Learned Counsel has referred to the case of Le Mesurier v Le Mesurier (1895) A.C. at p. 532, with special emphasis on the case of Jack v Jack 24 Court Sess. Cas. 2nd Series, mentioned therein. This is a Scottish case in which the Court of Session for the first time formulated the idea of a matrimonial domicile "resting upon a somewhat indefinite permanency of residence". Counsel submits that the observations of the Lord President Inglis (then Lord Justice Clerk) apply in the present case.


The case of Jack v Jack and other Scottish cases were carefully reviewed by their Lordships, and at p. 536 Lord Watson said:-


"When carefully examined, neither the English nor the Scottish decisions are, in their Lordships' opinion, sufficient to establish the proposition that, in either of these countries, there exists a recognized rule of general law to the effect that a so-called matrimonial domicile gives jurisdiction to dissolve marriage."


The concluding sentence of the headnote to this case sums up succinctly the decision of their Lordships on the question:-


"A so-called 'matrimonial domicile', said to be created by a bona fide residence of the spouses within the territory, of a less degree of permanence than is required to fix their true domicile, cannot be recognized as creating such jurisdiction."


While one cannot but have much sympathy for the petitioner, it is impossible, on the evidence, to come to any conclusion other than that she has failed to establish a domicile in Fiji at the commencement of the proceedings.


Although Counsel did not refer to the matters following, consideration has been given to section 32 of the Supreme Court Ordinance, Cap. 2, which confers divorce jurisdiction on this Court.

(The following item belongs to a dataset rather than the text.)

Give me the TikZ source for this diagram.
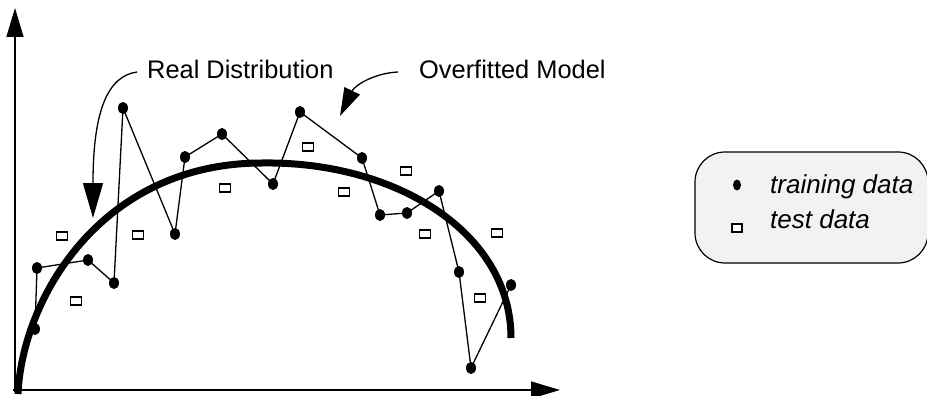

The section provides that divorce jurisdiction may be exercised in conformity with the law and practice for the time being in force in England, but such jurisdiction is subject to the provisions of the Supreme Court Ordinance and any other Ordinance and to rules of Court. In view of section 35 of the Supreme Court Ordinance, Cap. 2, it is not possible, therefore, to invoke the provisions of section 1 (i) (a) of the Law Reform (Miscellaneous Provisions) Act, 1949, the material words of the section being:-


"The High Court in England shall have jurisdiction in proceedings by a wife for divorce, notwithstanding that the husband is not domiciled in England, if the wife is resident in England, and has been ordinarily resident there for a period of three years immediately preceding the commencement of the proceedings."


Whether this marriage comes within the Matrimonial Causes (War Marriages) Ordinance of 1945 has not been argued before this Court. If the Ordinance does apply to this marriage, then the Court must be satisfied that the wife was domiciled in Fiji at the date of the marriage, and that since the celebration of the marriage the parties have not resided together in the country in which the husband was domiciled. There is not sufficient material before this Court to determine whether the Ordinance is applicable to the present proceedings.


The petition must again be dismissed because the petitioner has failed to prove a Fiji domicile.